• _Raw data_:
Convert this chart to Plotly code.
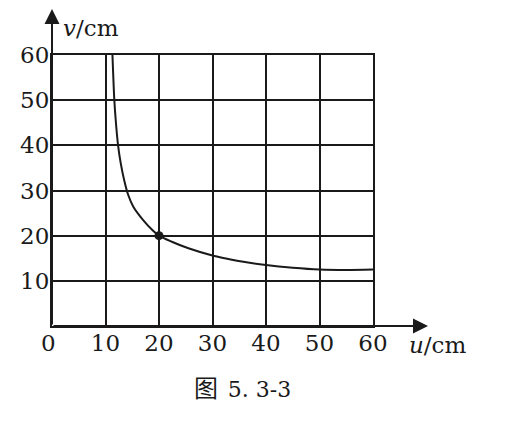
import plotly.graph_objects as go

# values
u_vals = [11.3, 11.65, 11.95, 12.35, 12.85, 13.55, 14.25, 15.2, 17.0, 18.8, 20, 22.4, 25.5, 30, 32.3, 35.8, 40, 45, 50, 55, 60]
v_vals = [60, 50, 45, 40, 36, 32, 29, 26.4, 23.5, 21.2, 20, 18.65, 17.2, 15.6, 15.0, 14.2, 13.5, 12.9, 12.5, 12.4, 12.5]
point_u = [20]
point_v = [20]
x_ticks = [0, 10, 20, 30, 40, 50, 60]
y_ticks = [10, 20, 30, 40, 50, 60]

ink = "#1a1a1a"
serif = "DejaVu Serif, Liberation Serif, serif"

OFF = 8  # page body margin
W, H = 519 - OFF, 421 - OFF
L, T = 52 - OFF, 55 - OFF
R, B = W - (373 - OFF), H - (326 - OFF)
pw, ph = W - L - R, H - T - B


def px_x(p):
    return (p - OFF - L) / pw


def px_y(p):
    return (H - B - (p - OFF)) / ph


fig = go.Figure()
fig.add_trace(go.Scatter(x=u_vals, y=v_vals, mode="lines",
                         line=dict(color=ink, width=2, shape="spline", smoothing=0.8),
                         hoverinfo="skip"))
fig.add_trace(go.Scatter(x=point_u, y=point_v, mode="markers",
                         marker=dict(color=ink, size=9), hoverinfo="skip"))

axis_common = dict(showgrid=True, gridcolor=ink, gridwidth=2, zeroline=False,
                   showline=True, linecolor=ink, linewidth=2, mirror=True,
                   ticks="", tickfont=dict(family=serif, size=23, color=ink),
                   fixedrange=True, automargin=False)
fig.update_xaxes(range=[0, 60], tickvals=x_ticks,
                 ticktext=["0&nbsp;"] + [str(t) for t in x_ticks[1:]],
                 ticklabelstandoff=-5, **axis_common)
fig.update_yaxes(range=[0, 60], tickvals=y_ticks, ticktext=[str(t) for t in y_ticks],
                 ticklabelstandoff=-4, **axis_common)

# axis arrows
fig.add_annotation(x=px_x(428), y=0, xref="paper", yref="paper",
                   ax=-(428 - 52), ay=0, text="", showarrow=True,
                   arrowhead=2, arrowsize=1.5, arrowwidth=2, arrowcolor=ink, standoff=0)
fig.add_annotation(x=0, y=px_y(9), xref="paper", yref="paper",
                   ax=0, ay=(326 - 9), text="", showarrow=True,
                   arrowhead=2, arrowsize=1.5, arrowwidth=2, arrowcolor=ink, standoff=0)

# axis titles
fig.add_annotation(x=px_x(61), y=px_y(28), xref="paper", yref="paper",
                   xanchor="left", yanchor="middle",
                   text="<i>v</i>/cm", showarrow=False,
                   font=dict(family=serif, size=23, color=ink))
fig.add_annotation(x=px_x(407), y=px_y(345), xref="paper", yref="paper",
                   xanchor="left", yanchor="middle",
                   text="<i>u</i>/cm", showarrow=False,
                   font=dict(family=serif, size=23, color=ink))
# caption
fig.add_annotation(x=px_x(243), y=px_y(386), xref="paper", yref="paper",
                   xanchor="center", yanchor="middle", showarrow=False,
                   text="<span style='font-size:24px'>图</span>&nbsp;&nbsp;"
                        "<span style='font-family:DejaVu Serif'>5. 3-3</span>",
                   font=dict(family="Noto Sans CJK SC", size=22, color=ink))

fig.update_layout(width=W, height=H, showlegend=False,
                  paper_bgcolor="white", plot_bgcolor="white",
                  margin=dict(l=L, r=R, t=T, b=B, autoexpand=False))

fig.write_html("out.html")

• _What is being asked_:
Repeat the data above exactly, but not the pictures.

• _Written answer_:
Convert this chart to Plotly code.
import plotly.graph_objects as go

# values
u_vals = [11.3, 11.65, 11.95, 12.35, 12.85, 13.55, 14.25, 15.2, 17.0, 18.8, 20, 22.4, 25.5, 30, 32.3, 35.8, 40, 45, 50, 55, 60]
v_vals = [60, 50, 45, 40, 36, 32, 29, 26.4, 23.5, 21.2, 20, 18.65, 17.2, 15.6, 15.0, 14.2, 13.5, 12.9, 12.5, 12.4, 12.5]
point_u = [20]
point_v = [20]
x_ticks = [0, 10, 20, 30, 40, 50, 60]
y_ticks = [10, 20, 30, 40, 50, 60]

ink = "#1a1a1a"
serif = "DejaVu Serif, Liberation Serif, serif"

OFF = 8  # page body margin
W, H = 519 - OFF, 421 - OFF
L, T = 52 - OFF, 55 - OFF
R, B = W - (373 - OFF), H - (326 - OFF)
pw, ph = W - L - R, H - T - B


def px_x(p):
    return (p - OFF - L) / pw


def px_y(p):
    return (H - B - (p - OFF)) / ph


fig = go.Figure()
fig.add_trace(go.Scatter(x=u_vals, y=v_vals, mode="lines",
                         line=dict(color=ink, width=2, shape="spline", smoothing=0.8),
                         hoverinfo="skip"))
fig.add_trace(go.Scatter(x=point_u, y=point_v, mode="markers",
                         marker=dict(color=ink, size=9), hoverinfo="skip"))

axis_common = dict(showgrid=True, gridcolor=ink, gridwidth=2, zeroline=False,
                   showline=True, linecolor=ink, linewidth=2, mirror=True,
                   ticks="", tickfont=dict(family=serif, size=23, color=ink),
                   fixedrange=True, automargin=False)
fig.update_xaxes(range=[0, 60], tickvals=x_ticks,
                 ticktext=["0&nbsp;"] + [str(t) for t in x_ticks[1:]],
                 ticklabelstandoff=-5, **axis_common)
fig.update_yaxes(range=[0, 60], tickvals=y_ticks, ticktext=[str(t) for t in y_ticks],
                 ticklabelstandoff=-4, **axis_common)

# axis arrows
fig.add_annotation(x=px_x(428), y=0, xref="paper", yref="paper",
                   ax=-(428 - 52), ay=0, text="", showarrow=True,
                   arrowhead=2, arrowsize=1.5, arrowwidth=2, arrowcolor=ink, standoff=0)
fig.add_annotation(x=0, y=px_y(9), xref="paper", yref="paper",
                   ax=0, ay=(326 - 9), text="", showarrow=True,
                   arrowhead=2, arrowsize=1.5, arrowwidth=2, arrowcolor=ink, standoff=0)

# axis titles
fig.add_annotation(x=px_x(61), y=px_y(28), xref="paper", yref="paper",
                   xanchor="left", yanchor="middle",
                   text="<i>v</i>/cm", showarrow=False,
                   font=dict(family=serif, size=23, color=ink))
fig.add_annotation(x=px_x(407), y=px_y(345), xref="paper", yref="paper",
                   xanchor="left", yanchor="middle",
                   text="<i>u</i>/cm", showarrow=False,
                   font=dict(family=serif, size=23, color=ink))
# caption
fig.add_annotation(x=px_x(243), y=px_y(386), xref="paper", yref="paper",
                   xanchor="center", yanchor="middle", showarrow=False,
                   text="<span style='font-size:24px'>图</span>&nbsp;&nbsp;"
                        "<span style='font-family:DejaVu Serif'>5. 3-3</span>",
                   font=dict(family="Noto Sans CJK SC", size=22, color=ink))

fig.update_layout(width=W, height=H, showlegend=False,
                  paper_bgcolor="white", plot_bgcolor="white",
                  margin=dict(l=L, r=R, t=T, b=B, autoexpand=False))

fig.write_html("out.html")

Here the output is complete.